PERFECT PAIRING

Mickalene Thomas + Derrick Adams

The celebrated artists and longtime friends join Further for a freewheeling conversation — on traveling together, spotting future stars, and how their corner of Brooklyn became a bastion of creativity

Artists Mickalene Thomas and Derrick Adams at Roman’s, Brooklyn, New York, December 11, 2024.
  • Interview by Ted Loos /

  • Visuals by Mike McGregor /

  • January 27, 2025

Mickalene Thomas and Derrick Adams are both wildly successful artists who’ve helped define the current era of contemporary art and put Black figuration on the map. As it happens, they’re also longtime friends — sibling-like in their playfulness and affection — who’ve deliberately intertwined their lives and careers. Born a year apart on the same day (they often take a trip together for their shared birthday), the pair met in 1995 as students at Brooklyn’s Pratt Institute, and they’ve remained in the neighborhood ever since.

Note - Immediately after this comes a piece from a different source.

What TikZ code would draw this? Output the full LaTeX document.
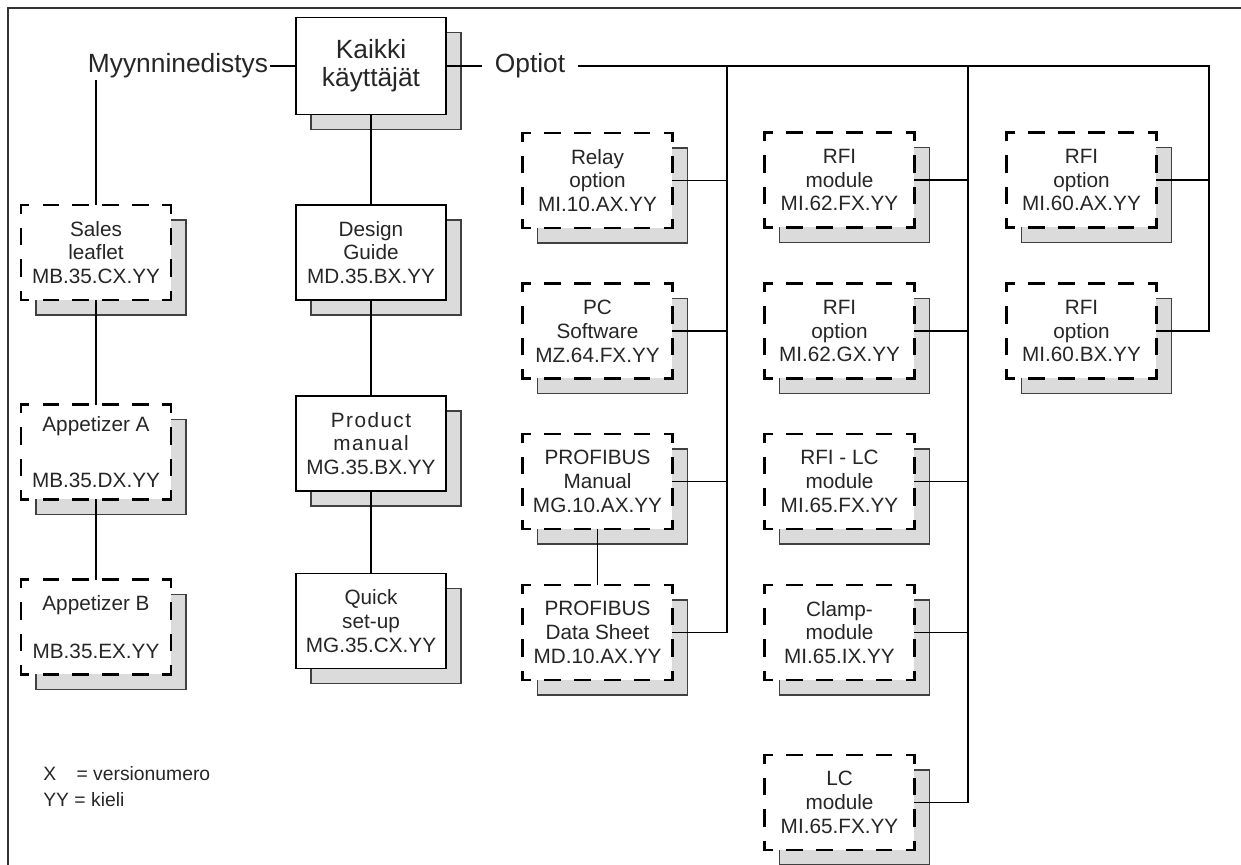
\documentclass[tikz,border=0pt]{standalone}
\usepackage{fontspec}
\setmainfont{Liberation Sans}
\usetikzlibrary{shadows}

\newcommand{\wide}[1]{{\addfontfeature{LetterSpace=7}#1}}

\begin{document}
\begin{tikzpicture}[x=0.02cm,y=-0.02cm]
  \tikzset{manual/.style = {shape=rectangle,draw,fill=white,line width=0.75pt,minimum width=3cm,minimum height=1.9cm,inner sep=1pt,align=center,text=black!85,font=\fontsize{11.8}{13.6}\selectfont,copy shadow={shadow xshift=0.3cm,shadow yshift=-0.3cm,fill=black!14,draw=black!75,solid,line width=0.6pt}}}
  \tikzset{dashtb/.style = {draw=black,line width=1.5pt,line cap=rect,dash pattern=on 8pt off 9.01pt,dash phase=4pt}}
  \tikzset{dashlr/.style = {draw=black,line width=1.5pt,line cap=rect,dash pattern=on 8.5pt off 9.45pt,dash phase=4.25pt}}
  \tikzset{option/.style = {manual,draw=none,outer sep=0pt,append after command={\pgfextra{\let\optnode\tikzlastnode}
    (\optnode.north west) edge[dashtb] (\optnode.north east)
    (\optnode.south west) edge[dashtb] (\optnode.south east)
    (\optnode.north west) edge[dashlr] (\optnode.south west)
    (\optnode.north east) edge[dashlr] (\optnode.south east)}}}
  \tikzset{title/.style = {text=black!85,font=\fontsize{15}{16}\selectfont,inner sep=1pt}}
  \tikzset{link/.style = {line width=0.6pt}}

  \useasboundingbox (0,0) rectangle (1241,865);
  \draw[line width=0.9pt,black!80] (1241,8) -- (8,8) -- (8,865);

	\node[manual,minimum height=1.94cm,font=\fontsize{15}{16}\selectfont] (all) at (371,66) {Kaikki\\käyttäjät};
	\node[title] (myyn) at (178,66) {Myynninedistys};
	\node[title,inner xsep=7pt] (optiot) at (530,66) {Optiot};

	% myynninedistys
	\node[option] (sales) at (96,252.5) {Sales\\leaflet\\MB.35.CX.YY};
	\node[option] (appa) at (96,452) {Appetizer A\\[5pt] \\MB.35.DX.YY};
	\node[option] (appb) at (96,627) {Appetizer B\\ \\MB.35.EX.YY};

	% kaikki kayttajat
	\node[manual] (design) at (371,252.5) {Design\\Guide\\MD.35.BX.YY};
	\node[manual] (product) at (371,443.5) {\wide{Product}\\\wide{manual}\\MG.35.BX.YY};
	\node[manual] (quick) at (371,621) {Quick\\set-up\\MG.35.CX.YY};

	% optiot
	\node[option] (relay) at (597.5,180.5) {Relay\\option\\MI.10.AX.YY};
	\node[option] (pc) at (597.5,331) {PC\\Software\\MZ.64.FX.YY};
	\node[option] (pman) at (597.5,481.5) {PROFIBUS\\Manual\\MG.10.AX.YY};
	\node[option] (pdata) at (597.5,632.5) {PROFIBUS\\Data Sheet\\MD.10.AX.YY};

	\node[option] (rfim) at (839.5,180) {RFI\\module\\MI.62.FX.YY};
	\node[option] (rfio) at (839.5,331) {RFI\\option\\MI.62.GX.YY};
	\node[option] (rfilc) at (839.5,481.5) {RFI - LC\\module\\MI.65.FX.YY};
	\node[option] (clamp) at (839.5,632.5) {Clamp-\\module\\MI.65.IX.YY};
	\node[option] (lc) at (839.5,802.5) {LC\\module\\MI.65.FX.YY};

	\node[option] (rfia) at (1081.5,180) {RFI\\option\\MI.60.AX.YY};
	\node[option] (rfib) at (1081.5,331) {RFI\\option\\MI.60.BX.YY};

	\node[anchor=north west,inner sep=0pt,align=left,text=black!85,font=\fontsize{11}{14.7}\selectfont] (legend) at (43,766) {X\hspace{1.05em}= versionumero\\YY = kieli};

	\coordinate (busA) at (727,66);
	\coordinate (busB) at (968,66);
	\coordinate (busC) at (1209,66);

	\draw[link] (myyn.east) -- (myyn.east -| all.west);
	\draw[link] (all.east) -- (optiot.west);
	\draw[link] (myyn.south -| sales.north) -- (sales.north);
	\draw[link] (optiot.east) -- (busC) |- (rfib.east);
	\draw[link] (busA) |- (pdata.east);
	\draw[link] (busB) |- (lc.east);

       \foreach \from/\to in {all/design, design/product, product/quick, sales/appa, appa/appb, pman/pdata}
    \draw[link] (\from.south) -- (\to.north);
       \foreach \from/\to in {relay/busA, pc/busA, pman/busA, rfim/busB, rfio/busB, rfilc/busB, clamp/busB, rfia/busC}
    \draw[link] (\from.east) -- (\from.east -| \to);
\end{tikzpicture}
\end{document}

The two artists boosted each other early on, and, since achieving fame, each continues to feature the other in any shows they curate. Adams even decided on London for his next big show, opening this month at Gagosian on Davies Street, so it would overlap with Thomas’s own presentation at the Hayward Gallery on the South Bank.

Despite their 30-year friendship, the two maintain their artistic independence. “Derrick’s going to be Derrick, and I’m going to be Mickalene,” says Thomas. “There’s a commonality and understanding that we can lean on each other when we need to. And if there’s competition, it’s a healthy competition. It’s like, we gotta do this!”

Thomas, 54, has gained renown for her glamorous depictions of Black women, which often riff explicitly on iconic portraits by the likes of Manet. She imbues her canvases with a retro-1970s sheen, often collaging bright patterns and applying materials like sequins and rhinestones. She also works extensively in photography, always balancing warmth and immediacy with art-historical savvy. (After graduating from Pratt, Thomas earned her MFA at Yale.) She also collaborates frequently with Dior, and has created portraits of Oprah Winfrey, Solange Knowles, and Michelle Obama.

Adams, 55, infuses his bold work with a sly humor. His Cubist-inspired compositions sometimes focus on solo portraiture and other times depict wig and beauty supply stores or other Black-oriented community spaces. He makes sculptures, too — bringing his Pop sensibility to a fiberglass popsicle with shades of Claes Oldenburg, or a textile work that functions as a fabric iteration of his paintings. Adams’s public art installations have ranged from a playground on the National Mall to rideable unicorns at Rockefeller Center and permanent pieces in Penn Station and along Brooklyn’s Nostrand Avenue.

Adams’s London exhibition, “Situation Comedy,” opens at Gagosian’s Davies Street location February 13, and features a number of complex, Americana-themed scenes, including a fanciful canvas showing a grinning Black man who has literally been baked into a pie. Thomas’s retrospective, “Mickalene Thomas: All About Love,” running February 11 to May 5 at the Hayward, features more than 90 works from the past two decades. The show opened at L.A.’s Broad museum and transferred to the Barnes Foundation in Philadelphia; it will travel next to Les Abbatoirs in Toulouse (opening June 13).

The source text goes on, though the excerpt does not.